When It Rains
Something changes when we think things through.
I once met a man who told me that he found it strange when people did not cry during rainstorms. He found rain bleak, and saddening, and found himself sad whenever rain was falling, and although he did not cry himself he wanted to — “to let the feelings go free”. I listened as he explained his views on the statistics of this response to the weather: most people, he felt, ought to be sad whenever it rained, and given the broad range of emotional expression in the public at large, there should be at least some people who cried when the weather took that particular turn. But his experience had showed him that this was not the case, that very few people cried at the rain, and he was left with a double disjunct between his predictions and the world as it was in fact: either everyone was keeping their feelings to themselves, or he was missing something about others’ experiences.

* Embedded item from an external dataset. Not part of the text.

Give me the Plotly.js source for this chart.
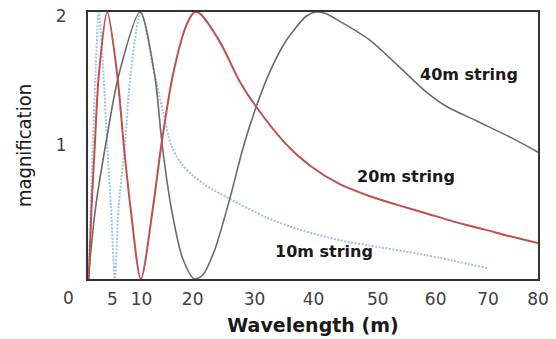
<!DOCTYPE html>
<html>
<head>
<meta charset="utf-8">
<script src="https://cdn.plot.ly/plotly-3.0.1.min.js"></script>
<style>
html,body{margin:0;padding:0;background:#fff;}
#chart{width:556px;height:339px;}
</style>
</head>
<body>
<div id="chart"></div>
<script>
// Tick labels (positions, in plot x units)
var xTickPos  = [4.36, 9.52, 18.6, 29.6, 40.1, 51.5, 61.8, 71.1, 80];
var xTickText = ['5', '10', '20', '30', '40', '50', '60', '70', '80'];
var yTickPos  = [1, 1.97];
var yTickText = ['1', '2'];

// 10m string (blue dotted)
var x10 = [0.1, 0.85, 1.33, 1.92, 2.76, 3.42, 4.1, 4.77, 5.43, 6.55, 7.56, 9.43, 11.84, 13.31, 14.81, 16.5, 18.5, 21.0, 25.2, 31.8, 37.6, 44.8, 50.1, 59.9, 71.1];
var y10 = [0, 1.0, 1.53, 2.0, 1.53, 1.0, 0.53, 0, 0.53, 1.0, 1.53, 2.0, 1.53, 1.26, 1.0, 0.87, 0.78, 0.70, 0.60, 0.46, 0.37, 0.29, 0.25, 0.18, 0.08];

// 20m string (red)
var x20 = [0.14, 0.62, 1.21, 1.92, 3.42, 5.2, 6.37, 7.57, 9.4, 11.53, 13.03, 15.1, 17.48, 18.96, 19.85, 23.4, 26.97, 29.9, 35.0, 39.43, 44.77, 50.1, 55.0, 59.9, 65.0, 70.57, 75.0, 80];
var y20 = [0, 0.53, 1.0, 1.53, 2.0, 1.53, 1.0, 0.53, 0, 0.53, 1.0, 1.53, 1.9, 2.0, 1.99, 1.78, 1.48, 1.29, 1.02, 0.85, 0.71, 0.62, 0.555, 0.495, 0.43, 0.37, 0.32, 0.27];

// 40m string (gray)
var x40 = [0.04, 1.33, 3.11, 5.48, 9.25, 11.84, 13.2, 14.81, 16.82, 18.9, 20.4, 22.5, 25.2, 27.55, 29.9, 32.3, 35.3, 38.85, 40.5, 42.1, 44.77, 50.1, 55.06, 59.9, 63.45, 69.3, 75.4, 80];
var y40 = [0, 0.53, 1.0, 1.53, 2.0, 1.53, 1.0, 0.53, 0.155, 0, 0.03, 0.215, 0.60, 0.98, 1.29, 1.55, 1.79, 1.97, 2.0, 1.99, 1.93, 1.79, 1.60, 1.41, 1.30, 1.18, 1.055, 0.95];

// Series labels
var seriesNames = ['10m string', '20m string', '40m string'];
var labelX = [41.9, 56.5, 67.7];
var labelY = [0.208, 0.77, 1.535];

var traces = [
  {x: x10, y: y10, name: seriesNames[0], type: 'scatter', mode: 'lines',
   line: {color: '#9dc3e6', width: 2, dash: '2px,1.5px', shape: 'spline', smoothing: 0.8}},
  {x: x40, y: y40, name: seriesNames[2], type: 'scatter', mode: 'lines',
   line: {color: '#6b6b6b', width: 1.6, shape: 'spline', smoothing: 0.8}},
  {x: x20, y: y20, name: seriesNames[1], type: 'scatter', mode: 'lines',
   line: {color: '#c0504d', width: 2, shape: 'spline', smoothing: 0.8}}
];

var annotations = seriesNames.map(function (t, i) {
  return {x: labelX[i], y: labelY[i], xref: 'x', yref: 'y', text: t, showarrow: false,
    font: {family: 'DejaVu Sans', size: 16, color: '#1a1a1a', weight: 'bold'}};
});
annotations.push({x: -0.059, y: 0, xref: 'paper', yref: 'paper', yanchor: 'top', yshift: -7,
  text: '0', showarrow: false, font: {family: 'DejaVu Sans', size: 17, color: '#404040'}});

var layout = {
  width: 556, height: 339,
  margin: {l: 88, r: 18, t: 12, b: 60},
  paper_bgcolor: '#fff', plot_bgcolor: '#fff',
  showlegend: false,
  xaxis: {
    range: [0, 80], tickmode: 'array', tickvals: xTickPos, ticktext: xTickText,
    showgrid: false, zeroline: false,
    showline: true, mirror: true, linecolor: '#333', linewidth: 2,
    ticks: 'outside', ticklen: 4, tickcolor: 'rgba(0,0,0,0)',
    tickfont: {family: 'DejaVu Sans', size: 17, color: '#404040'},
    title: {text: 'Wavelength (m)', standoff: 10,
      font: {family: 'DejaVu Sans', size: 19, color: '#1a1a1a', weight: 'bold'}}
  },
  yaxis: {
    range: [0, 2], tickmode: 'array', tickvals: yTickPos, ticktext: yTickText,
    showgrid: false, zeroline: false,
    showline: true, mirror: true, linecolor: '#333', linewidth: 2,
    ticks: 'outside', ticklen: 16, tickcolor: 'rgba(0,0,0,0)',
    tickfont: {family: 'DejaVu Sans', size: 17, color: '#404040'},
    title: {text: 'magnification', standoff: 19,
      font: {family: 'Liberation Sans Narrow, DejaVu Sans Condensed, sans-serif', size: 20, color: '#1a1a1a'}}
  },
  annotations: annotations
};

Plotly.newPlot('chart', traces, layout, {displayModeBar: false, staticPlot: true});
</script>
</body>
</html>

I asked the man whether he had considered that other people had a different experience of the rain, and he told me that he had met lots of people who told him that they enjoyed the rain, found rainstorms fascinating, appreciated the weather in all its variety, and so on. But he could not make sense of this, and still felt that most people should be sad when it rained, and was convinced that at least some of those people should therefore be openly in tears.
Maybe this seems odd. Certainly some people are sad when it rains, but certainly also some people are pleased to see rainfall — farmers, gardeners, people who enjoy seeing the seasons change, anyone who likes to sit quietly listening to the sounds of raindrops on window panes. Some people celebrate the rain by dressing up and going out to splash in puddles or try out a new umbrella. There are festivals dedicated to patron saints of rainfall, gods worships for storms, bible stories about rain causing floods that cleanse the whole world — to say that we all have a negative experience of rain is about as accurate as saying that we all have a negative experience of daylight, or winter, or birthdays, or the stars at night.

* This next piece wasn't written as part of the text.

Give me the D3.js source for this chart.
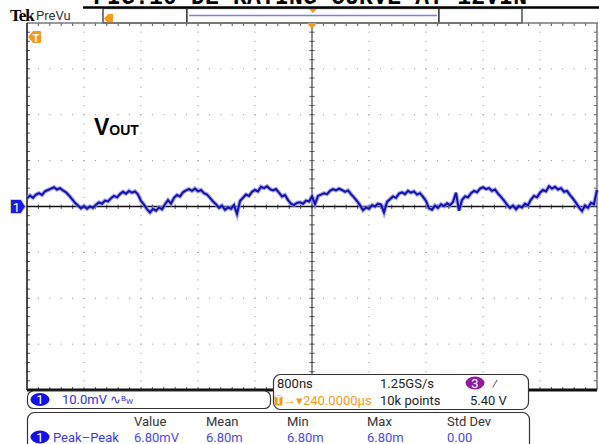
<!DOCTYPE html>
<html>
<head>
<meta charset="utf-8">
<script src="https://cdn.jsdelivr.net/npm/d3@7"></script>
<style>
  body { margin: 0; background: #fff; }
  svg { display: block; }
  .ui { font-family: "Liberation Sans Narrow", Roboto, "Liberation Sans", sans-serif; font-size: 13px; }
</style>
</head>
<body>
<svg id="scope" width="599" height="444"></svg>
<script>
// channel 1 trace, mV, sampled evenly over the 10 divisions (800ns/div)
var vout = [
  1.8, 2.4, 1.9, 2.6, 2.9, 2.5, 3.3, 3.6, 3.9, 4.2,
  3.7, 4.0, 3.5, 3.1, 2.4, 1.6, 0.8, 0.2, -0.4, 0.1,
  -0.5, 0.0, -0.3, 0.4, 0.9, 0.6, 1.3, 1.1, 1.8, 2.3,
  2.0, 2.7, 3.2, 2.8, 3.4, 3.0, 3.3, 2.6, 1.2, 0.4,
  -0.6, -1.3, -0.5, -0.9, -0.2, -0.6, 0.5, 1.4, 0.6, 1.9,
  2.5, 2.2, 3.1, 3.5, 3.8, 3.4, 3.9, 3.3, 3.6, 2.9,
  2.6, 1.9, 1.1, 0.5, -0.3, 0.2, -0.7, -0.2, -0.5, 0.3,
  -1.6, 1.2, 1.9, 2.6, 2.3, 3.2, 3.6, 3.3, 4.3, 4.0,
  4.4, 3.8, 3.5, 3.8, 3.0, 2.2, 2.5, 1.4, 0.6, 0.3,
  0.8, 0.9, 0.6, 1.3, 1.1, 2.2, 0.5, 2.3, 2.6, 2.9,
  2.7, 3.4, 3.8, 3.5, 3.9, 3.6, 3.2, 3.5, 2.7, 2.0,
  1.2, 0.3, -0.8, -0.2, -0.5, 0.3, 0.0, 0.6, 0.4, -1.3,
  1.0, 1.6, 2.2, 1.9, 2.8, 3.1, 2.7, 3.4, 3.0, 3.3,
  2.6, 2.9, 2.1, 1.2, -0.4, -0.7, 0.2, -0.3, 0.5, 0.1,
  0.7, 0.3, 1.0, 3.0, -0.9, 1.4, 2.2, 2.0, 2.9, 3.4,
  3.1, 3.9, 4.2, 3.8, 4.0, 3.4, 3.7, 2.8, 2.1, 1.3,
  0.4, -0.3, 0.2, -0.6, 0.1, -0.2, 0.6, 0.3, 1.5, 2.3,
  2.0, 3.0, 3.6, 3.3, 4.4, 3.9, 4.3, 3.7, 4.0, 3.2,
  3.4, 2.5, 1.7, 0.8, -0.2, -1.0, 0.2, -0.3, 0.8, 0.5,
  3.6
];
var timeSpan = [-4, 4];          // µs, 800ns/div x 10 div, trigger at centre
var voltSpan = [-40, 40];        // mV, 10.0mV/div x 8 div

var measHeaders = ["Value", "Mean", "Min", "Max", "Std Dev"];
var measValues = ["6.80mV", "6.80m", "6.80m", "6.80m", "0.00"];

var svg = d3.select("#scope");
var x = d3.scaleLinear().domain(timeSpan).range([27, 597]);
var y = d3.scaleLinear().domain(voltSpan).range([390, 23]);
var dt = (timeSpan[1] - timeSpan[0]) / (vout.length - 1);

var divX = (x.range()[1] - x.range()[0]) / 10,
    divY = (y.range()[0] - y.range()[1]) / 8;
var x0 = x.range()[0], x1 = x.range()[1], yTop = y.range()[1], yBot = y.range()[0];
var xc = x(0), yc = y(0);

// title strip (cut off at the top of the capture)
svg.append("text")
  .attr("x", 93).attr("y", 4)
  .attr("textLength", 434)
  .style("font-family", "'Liberation Mono', 'DejaVu Sans Mono', monospace")
  .style("font-weight", "bold").style("font-size", "23px")
  .text("FIG.10 DE-RATING CURVE AT 12VIN");
svg.append("line").attr("x1", 83).attr("x2", 599).attr("y1", 7.5).attr("y2", 7.5)
  .attr("stroke", "#000").attr("stroke-width", 2.5);

// header bar
svg.append("text").attr("x", 10).attr("y", 21)
  .style("font-family", "'Liberation Serif', serif").style("font-weight", "bold")
  .style("font-size", "17px").style("letter-spacing", "-1px").text("Tek");
svg.append("text").attr("class", "ui").attr("x", 36).attr("y", 20)
  .style("font-size", "13px").attr("fill", "#333").text("PreVu");

[[103, 187], [187, 439], [439, 522]].forEach(function(b) {
  svg.append("rect").attr("x", b[0]).attr("y", 8.5).attr("width", b[1] - b[0]).attr("height", 14.5)
    .attr("fill", "#fff").attr("stroke", "#222").attr("stroke-width", 1.2);
});
svg.append("line").attr("x1", 189).attr("x2", 437).attr("y1", 15.5).attr("y2", 15.5)
  .attr("stroke", "#7c7cf0").attr("stroke-width", 1.6);
svg.append("path").attr("d", "M309,9 L317,9 L313,13 Z").attr("fill", "#f39a1e");
svg.append("path").attr("d", "M104,18.5 L108,14 L113,14 L113,23 L108,23 Z").attr("fill", "#f39a1e");

// graticule dots
var grid = svg.append("g").attr("fill", "#8c8c8c");
d3.range(1, 10).forEach(function(k) {
  if (k === 5) return;
  d3.range(1, 40).forEach(function(m) {
    grid.append("rect").attr("x", x0 + k * divX - 0.5).attr("y", yTop + m * divY / 5 - 0.5)
      .attr("width", 1).attr("height", 1);
  });
});
d3.range(1, 8).forEach(function(k) {
  if (k === 4) return;
  d3.range(1, 50).forEach(function(m) {
    grid.append("rect").attr("x", x0 + m * divX / 5 - 0.5).attr("y", yTop + k * divY - 0.5)
      .attr("width", 1).attr("height", 1);
  });
});

// minor ticks on the centre lines and the border
var ticks = svg.append("g").attr("stroke", "#555").attr("stroke-width", 1);
d3.range(1, 50).forEach(function(m) {
  var xx = x0 + m * divX / 5;
  ticks.append("line").attr("x1", xx).attr("x2", xx).attr("y1", yc - 2).attr("y2", yc + 2.5);
  ticks.append("line").attr("x1", xx).attr("x2", xx).attr("y1", yTop).attr("y2", yTop + 3);
  ticks.append("line").attr("x1", xx).attr("x2", xx).attr("y1", yBot - 3).attr("y2", yBot);
});
d3.range(1, 40).forEach(function(m) {
  var yy = yTop + m * divY / 5;
  ticks.append("line").attr("x1", xc - 2.5).attr("x2", xc + 2.5).attr("y1", yy).attr("y2", yy);
  ticks.append("line").attr("x1", x0).attr("x2", x0 + 3).attr("y1", yy).attr("y2", yy);
  ticks.append("line").attr("x1", x1 - 3).attr("x2", x1).attr("y1", yy).attr("y2", yy);
});

// borders and centre lines
svg.append("line").attr("x1", x0).attr("x2", x1 + 1).attr("y1", yTop).attr("y2", yTop)
  .attr("stroke", "#777").attr("stroke-width", 1.5);
svg.append("line").attr("x1", x1).attr("x2", x1).attr("y1", yTop).attr("y2", yBot)
  .attr("stroke", "#777").attr("stroke-width", 1.5);
svg.append("line").attr("x1", x0).attr("x2", x0).attr("y1", yTop).attr("y2", yBot)
  .attr("stroke", "#111").attr("stroke-width", 1.5);
svg.append("line").attr("x1", xc).attr("x2", xc).attr("y1", yTop).attr("y2", yBot)
  .attr("stroke", "#444").attr("stroke-width", 1.2);
svg.append("line").attr("x1", x0).attr("x2", x1).attr("y1", yBot).attr("y2", yBot)
  .attr("stroke", "#111").attr("stroke-width", 3);
svg.append("line").attr("x1", x0).attr("x2", x1).attr("y1", yc).attr("y2", yc)
  .attr("stroke", "#111").attr("stroke-width", 1.3);

// waveform (persistence halo + core)
var line = d3.line()
  .x(function(d, i) { return x(timeSpan[0] + i * dt); })
  .y(function(d) { return y(d); });
svg.append("path").datum(vout).attr("d", line)
  .attr("fill", "none").attr("stroke", "#8a8af0").attr("stroke-width", 4.2)
  .attr("stroke-linejoin", "miter").attr("opacity", 0.75);
svg.append("path").datum(vout).attr("d", line)
  .attr("fill", "none").attr("stroke", "#1212a8").attr("stroke-width", 2)
  .attr("stroke-linejoin", "miter");

// trigger position marker
svg.append("path").attr("d", "M" + (xc - 5) + "," + yTop + " L" + (xc + 5) + "," + yTop + " L" + xc + "," + (yTop + 6) + " Z")
  .attr("fill", "#f39a1e");

// T marker, channel 1 ground marker
svg.append("path").attr("d", "M28,37 L33,31 L40,31 Q41,31 41,32 L41,42 Q41,43 40,43 L33,43 Z")
  .attr("fill", "#f39a1e");
svg.append("text").attr("class", "ui").attr("x", 36).attr("y", 41.5).attr("text-anchor", "middle")
  .attr("fill", "#fff").style("font-weight", "bold").style("font-size", "11px").text("T");
svg.append("path").attr("d", "M10.5,199.5 L21,199.5 L25.5,206.5 L21,213.5 L10.5,213.5 Z")
  .attr("fill", "#1a1aee").attr("stroke", "#d8d49a").attr("stroke-width", 1);
svg.append("text").attr("class", "ui").attr("x", 16.5).attr("y", 211.5).attr("text-anchor", "middle")
  .attr("fill", "#fff").style("font-size", "13px").text("1");

// V_OUT label
var vl = svg.append("text").attr("x", 94).attr("y", 135)
  .style("font-family", "'Liberation Sans', Arial, sans-serif").style("font-weight", "bold");
vl.append("tspan").style("font-size", "23px").text("V");
vl.append("tspan").style("font-size", "14px").text("OUT");

// bottom readouts
function chan(cx, cy, label, fill) {
  svg.append("ellipse").attr("cx", cx).attr("cy", cy).attr("rx", 9.5).attr("ry", 6.5).attr("fill", fill);
  svg.append("text").attr("class", "ui").attr("x", cx).attr("y", cy + 4.5).attr("text-anchor", "middle")
    .attr("fill", "#fff").style("font-size", "13px").text(label);
}

svg.append("rect").attr("x", 27.5).attr("y", 391).attr("width", 243).attr("height", 17.5).attr("rx", 6)
  .attr("fill", "#fff").attr("stroke", "#333").attr("stroke-width", 1.2);
chan(40, 399.5, "1", "#1212e6");
svg.append("text").attr("class", "ui").attr("x", 62).attr("y", 404).attr("fill", "#3030e0").text("10.0mV");
var bw = svg.append("text").attr("class", "ui").attr("x", 110).attr("y", 404).attr("fill", "#3030e0");
bw.append("tspan").style("font-size", "13px").text("∿");
bw.append("tspan").attr("dy", -3).style("font-size", "8px").text("B");
bw.append("tspan").attr("dy", 3).style("font-size", "8px").text("W");

svg.append("rect").attr("x", 273.5).attr("y", 374.5).attr("width", 255).attr("height", 35).attr("rx", 7)
  .attr("fill", "#fff").attr("stroke", "#333").attr("stroke-width", 1.2);
svg.append("text").attr("class", "ui").attr("x", 277).attr("y", 388).attr("fill", "#222").text("800ns");
svg.append("text").attr("class", "ui").attr("x", 380).attr("y", 388).attr("fill", "#222").text("1.25GS/s");
chan(475, 383, "3", "#8e1c9e");
svg.append("text").attr("class", "ui").attr("x", 492).attr("y", 388).attr("fill", "#222").text("⁄");
svg.append("rect").attr("x", 274.5).attr("y", 395.5).attr("width", 8).attr("height", 10).attr("rx", 1.5).attr("fill", "#f39a1e");
svg.append("text").attr("class", "ui").attr("x", 278.5).attr("y", 404).attr("text-anchor", "middle")
  .attr("fill", "#fff").style("font-size", "10px").style("font-weight", "bold").text("T");
svg.append("text").attr("class", "ui").attr("x", 283).attr("y", 405).attr("fill", "#f39a1e").text("→▾240.0000µs");
svg.append("text").attr("class", "ui").attr("x", 380).attr("y", 405).attr("fill", "#222").text("10k points");
svg.append("text").attr("class", "ui").attr("x", 470).attr("y", 405).attr("fill", "#222").text("5.40 V");

svg.append("rect").attr("x", 27.5).attr("y", 412.5).attr("width", 502).attr("height", 45).attr("rx", 7)
  .attr("fill", "#fff").attr("stroke", "#333").attr("stroke-width", 1.2);
var colX = [134, 206, 287, 367, 447];
measHeaders.forEach(function(h, i) {
  svg.append("text").attr("class", "ui").attr("x", colX[i]).attr("y", 426).attr("fill", "#333").text(h);
});
chan(40, 437, "1", "#1212e6");
svg.append("text").attr("class", "ui").attr("x", 53).attr("y", 442).attr("fill", "#3a3ae6").text("Peak–Peak");
measValues.forEach(function(v, i) {
  svg.append("text").attr("class", "ui").attr("x", colX[i]).attr("y", 442).attr("fill", "#4a4aee").text(v);
});
</script>
</body>
</html>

I look back on my conversation with the man who was sad when it rained, and I see a person who is sincerely but mistakenly projecting his own experience onto others — and yet that sincerity is relevant still, at least because it shows a person trying his best to make sense of other people’s experience, other people’s behaviour.
There are many ways to experience the world; we chose our experiences when we chose our categorisation of the things around us as bad, beneficial, unwanted, pointless, destructive, positive, rewarding, imperfect, acceptable, and so on. We get to choose to be happy or sad depending on our acceptance or otherwise of the facts of what surrounds us, to the extend that at least some small part of our everyday experience can be made better by our allowance that the world will be whatever way it choses to be without much care for our wishes. When it rains, it rains because the clouds are full of water and need to be empty, and we get sad or happy about that depending on our needs, wishes, plans, habits, beliefs, attitude, and so on.
What struck me most about the man I met was the fact that he was honest: he was considering his own experience, trying to make sense of his own assumptions, wondering why he felt the way he did about this particular sort of weather, and doing his best to come to terms with the fact that his predictions about other’s behaviour did not match the world around him at all.
If we are honest about our experiences, we can begin to change them — maybe we will still be sad sometimes, but we will be able to chose to accept and even celebrate the things that may otherwise seem to be fundamentally against us. This is true for each of us individually, and it is true for all of us together: we can change the world by choosing to change our view of it.